Little entrepreneurs set up shop for a day

Seven-year-old Seet Jiaxin at her booth, where she sold cards made from drawing paper and stickers.
Seven-year-old Seet Jiaxin at her booth, where she sold cards made from drawing paper and stickers. ST PHOTO: YEO SAM JO

The Marina Bay Promontory turned into a youthful marketplace for a few hours yesterday, with children ringing handbells and hawking handcrafted goods.

The Kids' Bazaar, organised by the Boon Lay Community Club youth executive committee, saw children as young as six run their own business. They sold crafts such as photo frames and badges which they made themselves, and conducted games and provided services such as henna painting.

The bazaar, which aimed to teach children about entrepreneurship, was part of the seventh annual POSB PAssion Run for Kids, a charity event held by the People's Association (PA) and POSB bank.

The runs and walks were cancelled due to the haze, but more than 2,000 participants showed up for the carnival.

The activities, which included rock climbing, balloon sculpting and even a robotics and 3D printing station, were funded by the POSB PAssion Kids Fund, which supports community programmes for children.

The POSB PAssion Run raised $1 million for the fund this year.

At the event, Minister for Culture, Community and Youth Lawrence Wong launched a book written by children aged six to 13.

Titled Our Homeland In 2065: Musings From Singapore's Children, it is a compilation of 50 stories envisioning the future of the country. The ideas span flying cars, time machines and even houses on clouds.

The book will be distributed to all public and school libraries, community clubs and POSB branches.
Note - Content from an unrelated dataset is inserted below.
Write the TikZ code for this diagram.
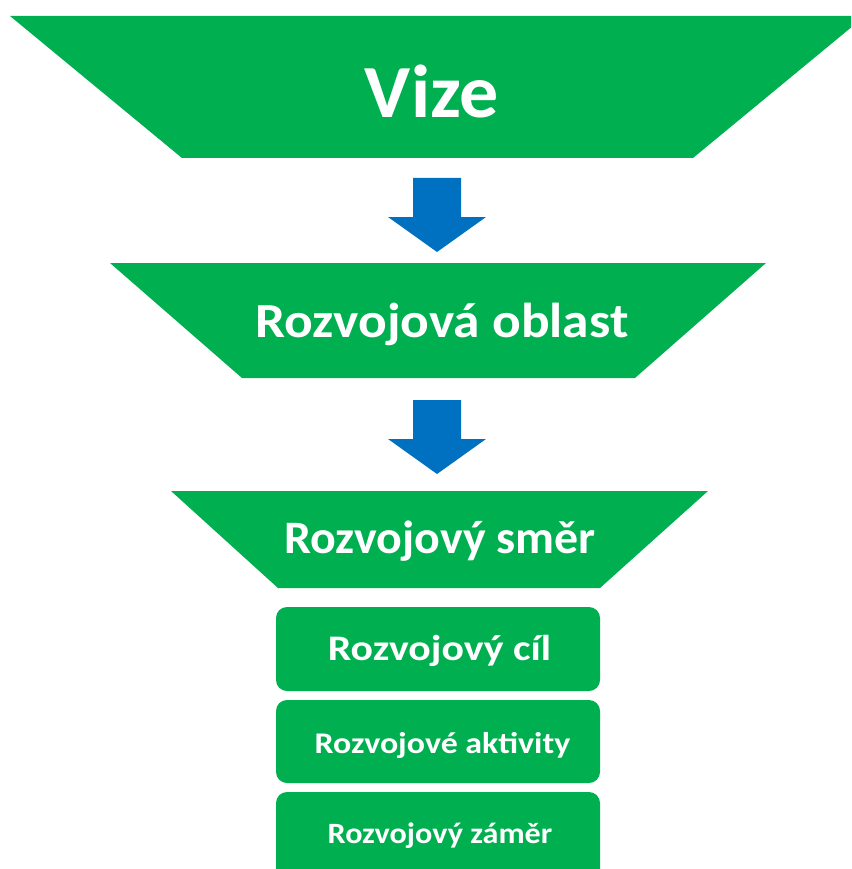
\documentclass[tikz,border=0pt]{standalone}
\usepackage{fontspec}
\setmainfont{Carlito}
\definecolor{grn}{HTML}{00B050}
\definecolor{blu}{HTML}{0070C0}
\begin{document}
\begin{tikzpicture}[x=1pt,y=-1pt,
  lbl/.style={text=white,inner sep=0pt,anchor=base},
  blockarrow/.style={fill=blu},
  box/.style={fill=grn,rounded corners=11pt}]
\useasboundingbox (0,0) rectangle (851,869);
\clip (0,0) rectangle (851,869);
% funnel levels
\fill[grn] (10,16) -- (865,16) -- (693,158) -- (182,158) -- cycle;
\fill[grn] (110,263) -- (766,263) -- (635,378) -- (242,378) -- cycle;
\fill[grn] (171,491) -- (708,491) -- (600,588) -- (278,588) -- cycle;
% arrows
\fill[blockarrow] (413,178) -- (461,178) -- (461,217) -- (486,217) -- (437,252) -- (388,217) -- (413,217) -- cycle;
\fill[blockarrow] (413,400) -- (461,400) -- (461,439) -- (486,439) -- (437,474) -- (388,439) -- (413,439) -- cycle;
% boxes
\fill[box] (276,607) rectangle (600,691);
\fill[box] (276,700) rectangle (600,783);
\fill[box] (276,792) rectangle (600,900);
% labels
\node[lbl,xscale=1.04,font=\bfseries\fontsize{75}{80}\selectfont] (vize) at (432,118) {Vize};
\node[lbl,xscale=1.09,font=\bfseries\fontsize{49}{56}\selectfont] (oblast) at (442,337) {Rozvojová oblast};
\node[lbl,xscale=1.03,font=\bfseries\fontsize{46.5}{52}\selectfont] (smer) at (440,553) {Rozvojový směr};
\node[lbl,xscale=1.16,font=\bfseries\fontsize{36}{42}\selectfont] (cil) at (439.5,660) {Rozvojový cíl};
\node[lbl,xscale=1.13,font=\bfseries\fontsize{30}{36}\selectfont] (akt) at (442.5,753) {Rozvojové aktivity};
\node[lbl,xscale=1.09,font=\bfseries\fontsize{29.5}{34}\selectfont] (zam) at (440,843) {Rozvojový záměr};
\end{tikzpicture}
\end{document}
Referring to the haze, Mr Wong said: "If you look at what the children wrote about their vision and their hopes in 50 years' time, it is quite inspiring. They hope to do many things. One of the things... is that we can have better weather, and we can control our weather."

Seven-year-old Seet Jiaxin was one of 39 children who ran booths at the bazaar. She sold cards made from drawing paper and stickers.